I wonder why she did this. If she really felt like the treatment from the media was an emotional violation, why back track to appease people who objected to her use of the word?
I have seen several posts where people objected to the use of the word because it down plays what happens to a person and what they feel. The posts actually only refer to women, but I changed to it people. Women are not the only people who get “raped”.
Kristen Stewart is trying to articulate how she emotionally feels about the treatment she has received. Who are people to judge her that her choice of words is wrong? Since she has not been physically violated by someone, is that word off limits to her? Do we take that restriction further so that people who have only been physically violated once has less of a right to use it that someone who has been violated three times? We wouldn’t dare thinking about limiting that person, so why restrict it from someone who feels emotionally violation.

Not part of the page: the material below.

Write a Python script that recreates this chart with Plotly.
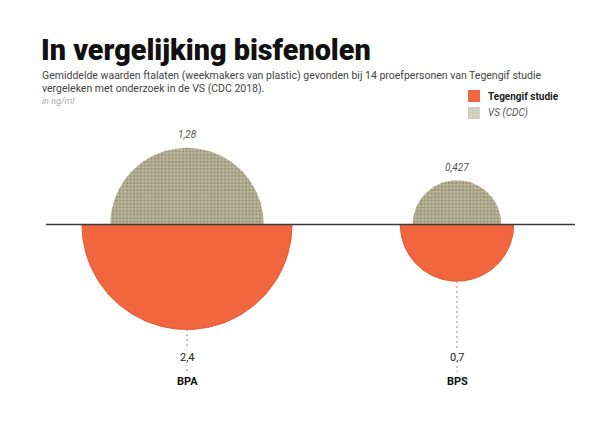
import numpy as np
import plotly.graph_objects as go

# data (ng/ml)
compounds = ["BPA", "BPS"]
tegengif = [2.4, 0.7]
vs_cdc = [1.28, 0.427]
tegengif_labels = ["2,4", "0,7"]
vs_labels = ["1,28", "0,427"]

ORANGE = "#f1653f"
ORANGE_EDGE = "#e9552f"
KHAKI = "#9b9574"

# layout in pixel-like units: y = 0 is the baseline
W, H = 600, 425
PAGE = 8  # body margin of the html page
BASE = 224.5
R_MAX = 105
centers = [187, 457]


def radius(v):
    # area proportional to value
    return R_MAX * np.sqrt(v / max(tegengif))


def half_circle(cx, r, up=True):
    t = np.linspace(0, np.pi, 120)
    xs = cx + r * np.cos(t)
    ys = r * np.sin(t) * (1 if up else -1)
    return xs, ys


fig = go.Figure()

pattern = dict(shape="+", fgcolor="white", bgcolor=KHAKI, size=3.5, solidity=0.38, fillmode="overlay")

for cx, name, t_val, v_val, t_lab, v_lab in zip(centers, compounds, tegengif, vs_cdc,
                                                 tegengif_labels, vs_labels):
    rt = radius(t_val)
    rv = radius(v_val)

    # dotted leader under the orange half
    fig.add_trace(go.Scatter(x=[cx, cx], y=[-rt, BASE - 372], mode="lines",
                             line=dict(color="#9a9a9a", width=1.5, dash="1.5px,3.5px"),
                             hoverinfo="skip", showlegend=False))

    xs, ys = half_circle(cx, rt, up=False)
    fig.add_trace(go.Scatter(x=xs, y=ys, mode="lines", fill="toself", fillcolor=ORANGE,
                             line=dict(color=ORANGE_EDGE, width=1),
                             hoverinfo="skip", showlegend=False))

    xs, ys = half_circle(cx, rv, up=True)
    fig.add_trace(go.Scatter(x=xs, y=ys, mode="lines", fill="toself",
                             fillpattern=pattern, fillcolor="rgba(0,0,0,0)",
                             line=dict(width=0, color="rgba(0,0,0,0)"),
                             hoverinfo="skip", showlegend=False))

    fig.add_annotation(x=cx, y=rv + 13, text=f"<i>{v_lab}</i>", showarrow=False,
                       font=dict(size=10, color="#555555"))
    fig.add_annotation(x=cx, y=BASE - 357, text=t_lab, showarrow=False, bgcolor="white",
                       font=dict(size=11, color="#222222"))
    fig.add_annotation(x=cx, y=BASE - 381, text=f"<b>{name}</b>", showarrow=False,
                       bgcolor="white", font=dict(size=11, color="#111111"))

# baseline
fig.add_trace(go.Scatter(x=[46, 575], y=[0, 0], mode="lines",
                         line=dict(color="#3a3a3a", width=1.6),
                         hoverinfo="skip", showlegend=False))

# legend swatches
sq = 12
for y_px, kw in [(90, dict(fillcolor=ORANGE)),
                 (107, dict(fillcolor="rgba(0,0,0,0)",
                            fillpattern=dict(shape="+", fgcolor="white", bgcolor="#c9c6b4",
                                             size=2.5, solidity=0.3)))]:
    y0 = BASE - y_px
    fig.add_trace(go.Scatter(x=[468, 468 + sq, 468 + sq, 468, 468],
                             y=[y0, y0, y0 - sq, y0 - sq, y0], mode="lines", fill="toself",
                             line=dict(width=0, color="rgba(0,0,0,0)"),
                             hoverinfo="skip", showlegend=False, **kw))

fig.add_annotation(x=486, y=BASE - 96, text="<b>Tegengif studie</b>", showarrow=False,
                   xanchor="left", font=dict(size=10, color="#222222"))
fig.add_annotation(x=486, y=BASE - 113, text="<i>VS (CDC)</i>", showarrow=False,
                   xanchor="left", font=dict(size=10, color="#555555"))

# titles
fig.add_annotation(x=39, y=BASE - 50, text="In vergelijking bisfenolen", showarrow=False,
                   xanchor="left", font=dict(family="Roboto", size=28.8, color="#111111", weight=900))
fig.add_annotation(x=40, y=BASE - 75,
                   text="Gemiddelde waarden ftalaten (weekmakers van plastic) gevonden bij 14 proefpersonen van Tegengif studie",
                   showarrow=False, xanchor="left", font=dict(size=10.5, color="#444444"))
fig.add_annotation(x=40, y=BASE - 88, text="vergeleken met onderzoek in de VS (CDC 2018).",
                   showarrow=False, xanchor="left", font=dict(size=10.5, color="#444444"))
fig.add_annotation(x=40, y=BASE - 101, text="<i>in ng/ml</i>", showarrow=False,
                   xanchor="left", font=dict(size=9, color="#aaaaaa"))

fig.update_layout(
    width=W, height=H,
    margin=dict(l=0, r=0, t=0, b=0),
    paper_bgcolor="white", plot_bgcolor="white",
    font=dict(family="Roboto"),
    # ranges offset by the page margin so data units line up with window pixels
    xaxis=dict(range=[PAGE, W + PAGE], visible=False, fixedrange=True),
    yaxis=dict(range=[BASE - PAGE - H, BASE - PAGE], visible=False, fixedrange=True),
)

fig.write_html("out.html")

We use the word rape when talking about an adult who has sex with a minor, even if it is consensual. Should rape not be used in that instance? It is not the same as a violation a woman feels who has been assaulted, so clearly it must also demean the experience people feel.
Shouldn’t all types of violation against be considered rape? Why not show compassion instead of hostility? These people who attacked her remind me of those people who attack a woman or child after they claimed abuse. How about you compare your experiences to that of Elizabeth Smart. If it fails to measure up to the amount of abuse and violation as she experienced, quit judging others who fail to measure up to what you went through.